One of the key issues here is quis custodet? The CIA's Iraqi station is now said to be the largest in the world, amounting to around 500 personnel, many of whom are based in the same buildings as their Arab counterparts. But few observers reckon that the agency has the linguistic or cultural abilities, let alone the manpower, to maintain full control of thousands of ex-Ba'athist protégés. After all, the latter enjoy the priceless advantage of operating on their own terrain.
The most effective way of monitoring the ex-Ba'athists' activities is by changing the intelligence service's recruitment policy—to achieve a better balance between the old and the new Iraq. Certainly, many putative applicants from the ranks of the Shia Islamists either lack the skills or else are loyal to Tehran, but it would be wrong to infer from this that clandestine skills are the preserve of the representatives of the ancien régime. Both the Iraqi National Congress and the Kurdish PUK ran counter-intelligence programmes against Saddam's regime.

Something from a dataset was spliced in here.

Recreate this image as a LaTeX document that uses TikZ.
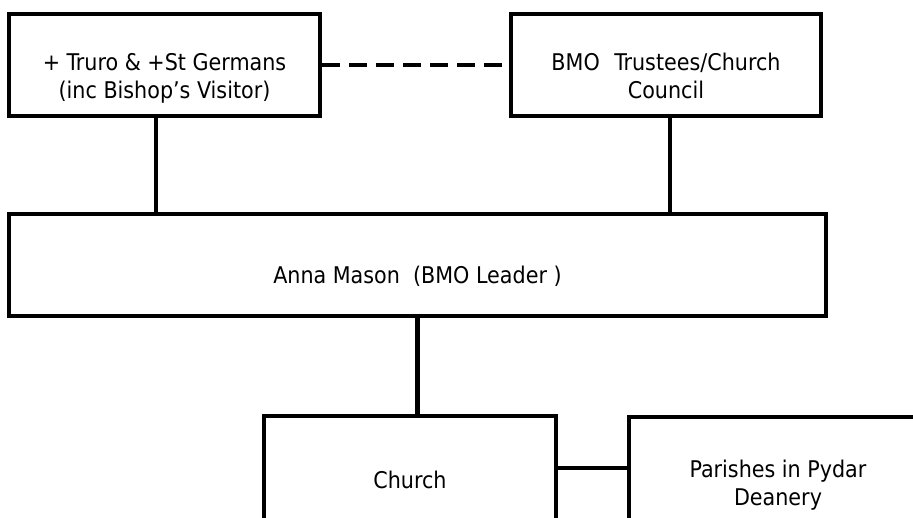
\documentclass[tikz,border=0pt]{standalone}
\usepackage{fontspec}
\setmainfont{DejaVu Sans Condensed}
\usetikzlibrary{calc}

\begin{document}
\begin{tikzpicture} [x=1pt, y=-1pt,
  box/.style={draw, line width=4.3pt, align=center, inner sep=0pt, text depth=0pt, font=\fontsize{23}{28}\selectfont},
  link/.style={line width=4.3pt},
  dashlink/.style={line width=4.3pt, dash pattern=on 18pt off 9pt}]
\useasboundingbox (0,0) rectangle (913,517);
\clip (0,0) rectangle (913,517);

\node[box, minimum width=311pt, minimum height=102pt, text height=66pt] (truro) at (164.5,65) {+ Truro \& +St Germans\\(inc Bishop’s Visitor)};
\node[box, minimum width=310pt, minimum height=102pt, text height=66pt] (trustees) at (666,65) {BMO\hspace{8pt} Trustees/Church\\Council};
\node[box, minimum width=817pt, minimum height=102pt, text height=36pt] (anna) at (417.5,265) {Anna Mason~~(BMO Leader~)};
\node[box, minimum width=292pt, minimum height=130pt, text height=14pt] (church) at (410,481) {Church};
\node[box, minimum width=298pt, minimum height=130pt, text height=46pt] (parish) at (778,482) {Parishes in Pydar\\Deanery};

\draw[dashlink] (truro.east) -- (trustees.west);
\draw[link] ([xshift=-8.5pt]truro.south) -- ([xshift=-8.5pt]truro.south |- anna.north);
\draw[link] ([xshift=4pt]trustees.south) -- ([xshift=4pt]trustees.south |- anna.north);
\draw[link] (anna.south) -- (anna.south |- church.north);
\coordinate (joint) at (592,468);
\draw[link] (church.east |- joint) -- (parish.west |- joint);

\end{tikzpicture}
\end{document}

One lesson which could be learned from the Ba'athist insurgents is their cohesiveness, even as they speak in an increasingly Islamist voice. Ideological commitment is a great asset. The best guarantee of a reliable intelligence service is one that is staffed by people loyal to the vision of a democratic Iraq. For as fans of Alfred Hitchcock's To Catch A Thief know, it can be hard to distinguish between the reformed diamond thieves and those who are still wedded to the bad old ways.